Response time measurement for the device.

(A) Experimental setup for response time measuring under 405-/660-nm pump light. Response time under (B) 405-nm light with power of 41.5, 74.8, and 110.6 mW and (C) 660-nm light 48.8, 68.7, and 95.2 mW.

As mentioned above, an achieved light–control–light functionality of a WSe₂-coated MKR structure is demonstrated. Table 2 sets out the property index of different types of light–control–light structure where the demonstrated device in this article appears in bold. Comparing with other kinds of structures such as MoSe₂ [47], rGO [50], and liquid crystals [52], the structure (MKR coated with WSe₂) presented in this article obtains the greatest sensitivity of ~0.32 dB/mW with a relatively high response speed of 3.5 ms.

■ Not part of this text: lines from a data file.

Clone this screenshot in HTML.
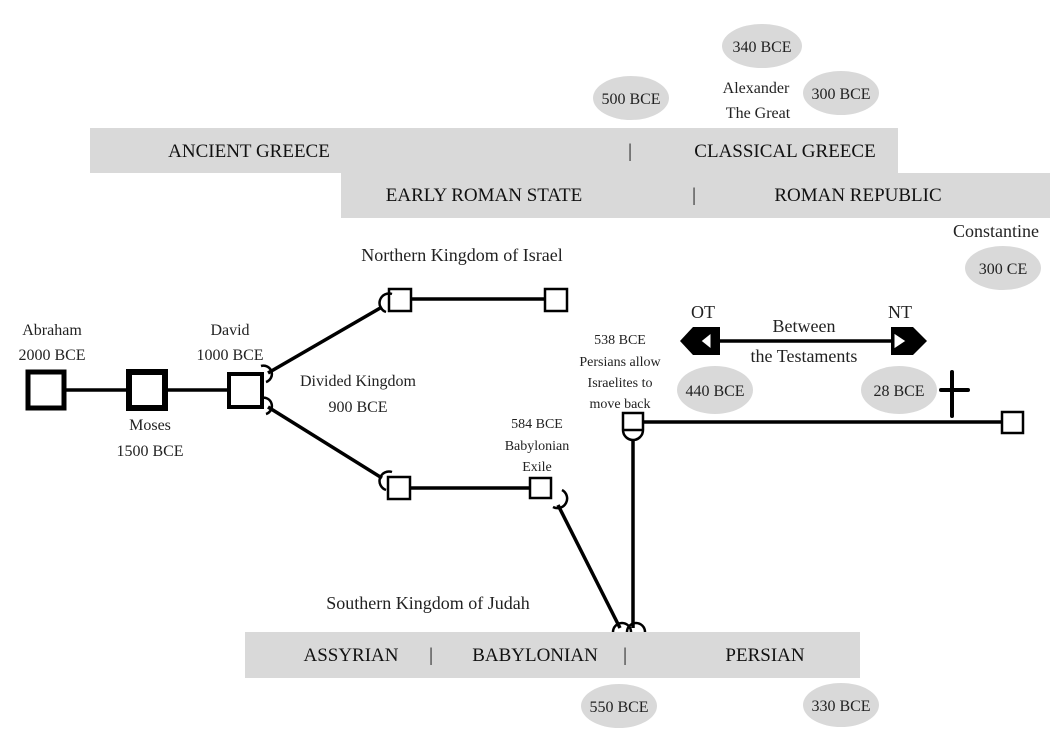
<!DOCTYPE html>
<html><head><meta charset="utf-8"><style>
html,body{margin:0;padding:0;background:#fff;}
svg{display:block;font-family:"Liberation Serif",serif;}
</style></head><body>
<svg width="1050" height="750" viewBox="0 0 1050 750" xmlns="http://www.w3.org/2000/svg">
<rect width="1050" height="750" fill="#fff"/>
<!-- bands -->
<rect x="90" y="128" width="808" height="45" fill="#d9d9d9"/>
<rect x="341" y="173" width="709" height="45" fill="#d9d9d9"/>
<rect x="245" y="632" width="615" height="46" fill="#d9d9d9"/>
<g font-size="19" fill="#111" text-anchor="middle">
<text x="249" y="157">ANCIENT GREECE</text>
<text x="630" y="157">|</text>
<text x="785" y="157">CLASSICAL GREECE</text>
<text x="484" y="201">EARLY ROMAN STATE</text>
<text x="694" y="201">|</text>
<text x="858" y="201">ROMAN REPUBLIC</text>
<text x="351" y="661">ASSYRIAN</text>
<text x="431" y="661">|</text>
<text x="535" y="661">BABYLONIAN</text>
<text x="625" y="661">|</text>
<text x="765" y="661">PERSIAN</text>
</g>
<!-- ellipses -->
<g fill="#d9d9d9">
<ellipse cx="762" cy="46" rx="40" ry="22"/>
<ellipse cx="631" cy="98" rx="38" ry="22"/>
<ellipse cx="841" cy="93" rx="38" ry="22"/>
<ellipse cx="1003" cy="268" rx="38" ry="22"/>
<ellipse cx="715" cy="390" rx="38" ry="24"/>
<ellipse cx="899" cy="390" rx="38" ry="24"/>
<ellipse cx="619" cy="706" rx="38" ry="22"/>
<ellipse cx="841" cy="705" rx="38" ry="22"/>
</g>
<g font-size="16" fill="#222" text-anchor="middle">
<text x="762" y="52">340 BCE</text>
<text x="631" y="104">500 BCE</text>
<text x="841" y="99">300 BCE</text>
<text x="756" y="93">Alexander</text>
<text x="758" y="118">The Great</text>
<text x="1003" y="274">300 CE</text>
<text x="996" y="237" font-size="18">Constantine</text>
<text x="715" y="396">440 BCE</text>
<text x="899" y="396">28 BCE</text>
<text x="619" y="712">550 BCE</text>
<text x="841" y="711">330 BCE</text>
<text x="52" y="335">Abraham</text>
<text x="52" y="360">2000 BCE</text>
<text x="150" y="430">Moses</text>
<text x="150" y="456">1500 BCE</text>
<text x="230" y="335">David</text>
<text x="230" y="360">1000 BCE</text>
<text x="358" y="386">Divided Kingdom</text>
<text x="358" y="412">900 BCE</text>
<text x="462" y="261" font-size="18">Northern Kingdom of Israel</text>
<text x="428" y="609" font-size="18">Southern Kingdom of Judah</text>
<text x="620" y="344" font-size="14">538 BCE</text>
<text x="620" y="366" font-size="14">Persians allow</text>
<text x="620" y="387" font-size="14">Israelites to</text>
<text x="620" y="408" font-size="14">move back</text>
<text x="537" y="428" font-size="14">584 BCE</text>
<text x="537" y="450" font-size="14">Babylonian</text>
<text x="537" y="471" font-size="14">Exile</text>
<text x="703" y="318" font-size="18">OT</text>
<text x="900" y="318" font-size="18">NT</text>
<text x="804" y="332" font-size="18">Between</text>
<text x="804" y="362" font-size="18">the Testaments</text>
</g>
<!-- lines -->
<g stroke="#000" stroke-width="3.5" fill="none">
<line x1="63" y1="390" x2="130" y2="390"/>
<line x1="165" y1="390" x2="228" y2="390"/>
<line x1="268" y1="373" x2="382" y2="307"/>
<line x1="268" y1="407" x2="382" y2="478"/>
<line x1="411" y1="299" x2="545" y2="299"/>
<line x1="410" y1="488" x2="530" y2="488"/>
<line x1="558" y1="505" x2="620" y2="628"/>
<line x1="633" y1="440" x2="633" y2="628"/>
<line x1="644" y1="422" x2="1002" y2="422"/>
<line x1="700" y1="341" x2="912" y2="341"/>
</g>
<!-- squares -->
<g fill="#fff" stroke="#000">
<rect x="28" y="372" width="36" height="36" stroke-width="5"/>
<rect x="129" y="372" width="36" height="36" stroke-width="6"/>
<rect x="229" y="374" width="33" height="33" stroke-width="4"/>
<rect x="389" y="289" width="22" height="22" stroke-width="2.5"/>
<rect x="545" y="289" width="22" height="22" stroke-width="2.5"/>
<rect x="388" y="477" width="22" height="22" stroke-width="2.5"/>
<rect x="530" y="478" width="21" height="20" stroke-width="2.5"/>
<rect x="1002" y="412" width="21" height="21" stroke-width="2.5"/>
<path d="M623 413 H643 V430 A10 10 0 0 1 623 430 Z" stroke-width="2.5"/>
</g>
<g stroke="#000" stroke-width="2.5" fill="none">
<line x1="623" y1="430" x2="643" y2="430"/>
<path d="M261 366 A8 8 0 0 1 266 382"/>
<path d="M261 398 A8 8 0 0 1 266 414"/>
<path d="M392 294 A9 9 0 0 0 386 312"/>
<path d="M392 472 A9 9 0 0 0 386 490"/>
<path d="M562 490 A9 9 0 0 1 553 507"/>
<path d="M613 632 A9 9 0 0 1 631 632"/>
<path d="M627 632 A9 9 0 0 1 645 632"/>
</g>
<!-- cross -->
<g stroke="#000" stroke-width="4" stroke-linecap="round">
<line x1="952" y1="372" x2="952" y2="416"/>
<line x1="941" y1="390" x2="968" y2="390"/>
</g>
<!-- arrows -->
<path d="M680 341 L693 327 H720 V355 H693 Z" fill="#000"/>
<path d="M701 341 L711 333 V349 Z" fill="#fff" stroke="#000" stroke-width="1"/>
<path d="M927 341 L913 327 H891 V355 H913 Z" fill="#000"/>
<path d="M906 341 L894 333 V349 Z" fill="#fff" stroke="#000" stroke-width="1"/>
</svg>
</body></html>
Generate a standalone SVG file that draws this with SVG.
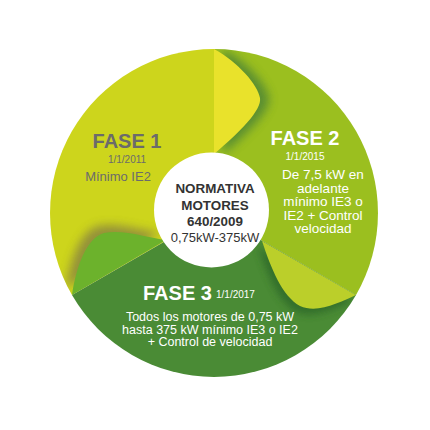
<svg xmlns="http://www.w3.org/2000/svg" width="430" height="430" viewBox="0 0 430 430">
  <defs>
    <style>
      text { font-family: "Liberation Sans", Arial, sans-serif; }
      .title { font-weight: bold; font-size: 20px; }
      .date { font-size: 10px; }
      .body { font-size: 13.5px; }
      .body3 { font-size: 12.5px; }
      .ctr { font-weight: bold; font-size: 13.4px; fill: #333333; text-anchor: middle; }
      .gray { fill: #6B6B6B; }
      .white { fill: #FFFFFF; }
    </style>
    <clipPath id="c1"><path d="M214,213 L214,49 A164,164 0 0 0 72,295 Z"/></clipPath>
    <clipPath id="c2"><path d="M214,213 L214,49 A164,164 0 0 1 356,295 Z"/></clipPath>
    <clipPath id="c3"><path d="M214,213 L356,295 A164,164 0 0 1 72,295 Z"/></clipPath>
    <filter id="blur5" x="-50%" y="-50%" width="200%" height="200%"><feGaussianBlur stdDeviation="5"/></filter>
    <filter id="blur3" x="-50%" y="-50%" width="200%" height="200%"><feGaussianBlur stdDeviation="3.5"/></filter>
  </defs>

  <g id="fase1">
    <path d="M214,213 L214,49 A164,164 0 0 0 72,295 Z" fill="#CDD51C"/>
    <g clip-path="url(#c1)">
      <path d="M72,295 C76,268 86,238 104,233 C124,229 148,238 166,240 Z" fill="#8E8A3E" filter="url(#blur5)" transform="translate(-6,-7)" opacity="0.9"/>
      <path d="M72,295 C76,268 86,238 104,233 C124,229 148,238 166,240 Z" fill="#6CB22C"/>
    </g>
    <text class="title gray" x="127" y="148" text-anchor="middle">FASE 1</text>
    <text class="date gray" x="127" y="162.5" text-anchor="middle">1/1/2011</text>
    <text class="gray" x="118" y="181" text-anchor="middle" style="font-size:13px">Mínimo IE2</text>
  </g>

  <g id="fase2">
    <path d="M214,213 L214,49 A164,164 0 0 1 356,295 Z" fill="#9BBF1F"/>
    <g clip-path="url(#c2)">
      <path d="M214,49 C238,62 258,85 260,98 C262,110 240,132 214,154 Z" fill="#4F8636" filter="url(#blur5)" transform="translate(9,0)" opacity="0.85"/>
      <path d="M214,49 C238,62 258,85 260,98 C262,110 240,132 214,154 Z" fill="#E9E22B"/>
    </g>
    <text class="title white" x="305" y="145" text-anchor="middle">FASE 2</text>
    <text class="date white" x="305" y="159.5" text-anchor="middle">1/1/2015</text>
    <g class="body white" text-anchor="middle">
      <text x="323" y="179">De 7,5 kW en</text>
      <text x="323" y="192.5">adelante</text>
      <text x="323" y="206">mínimo IE3 o</text>
      <text x="323" y="219.5">IE2 + Control</text>
      <text x="323" y="233">velocidad</text>
    </g>
  </g>

  <g id="fase3">
    <path d="M214,213 L356,295 A164,164 0 0 1 72,295 Z" fill="#4A8B35"/>
    <g clip-path="url(#c3)">
      <path d="M262,241 C271,268 282,296 300,306 C318,314 340,302 356,295 Z" fill="#336D2C" filter="url(#blur3)" transform="translate(-4,6)" opacity="0.9"/>
      <path d="M262,241 C271,268 282,296 300,306 C318,314 340,302 356,295 Z" fill="#BBCF2A"/>
    </g>
    <text class="title white" x="143" y="300">FASE 3</text>
    <text class="date white" x="216" y="298">1/1/2017</text>
    <g class="body3 white" text-anchor="middle">
      <text x="210" y="321">Todos los motores de 0,75 kW</text>
      <text x="210" y="333.5">hasta 375 kW mínimo IE3 o IE2</text>
      <text x="210" y="346">+ Control de velocidad</text>
    </g>
  </g>

  <g id="center">
    <circle cx="211.5" cy="210" r="57.5" fill="#FFFFFF"/>
    <text class="ctr" x="215" y="193">NORMATIVA</text>
    <text class="ctr" x="215" y="209.5">MOTORES</text>
    <text class="ctr" x="215" y="226">640/2009</text>
    <text class="ctr" x="215" y="241.5" style="font-weight:normal;font-size:13px">0,75kW-375kW</text>
  </g>
</svg>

Consequently, provided that further optimization, such as modifying the operating wavelength and the thickness homogeneity of light-sensitive material, is carried out, the structure of MKR coated with WSe₂ is expected to be used as optical switches, multichannel fibre sensors, and amplitude modulators by virtue of high sensitivity and response speed.

4 Conclusion

To summarise, the resonance-enhanced all-optical power tuning and modulation functionality of MKR coated with WSe₂ structure has been demonstrated experimentally. Under 405 and 660 nm of pump laser illuminating, the modulating capacity on transmitted optical power and λ_res can be realised. It is manifested that a resonance with higher Q and larger ER leads to a greater sensitivity with both 405- and 660-nm light illuminating. The transmitted power variation rate reaches up to ~0.32 dB/mW of 405-nm laser, while yielding ~0.12 dB/mW of 660-nm laser. In terms of response time, the device has the fastest rise and fall time of 3.5 and 3.7 ms, respectively. In consequence, with advantages of high sensitivity, fast response speed, low cost, and compatibility for fibre network, the WSe₂-coated MKR structure has potential to be a candidate component in developing light–control functional devices.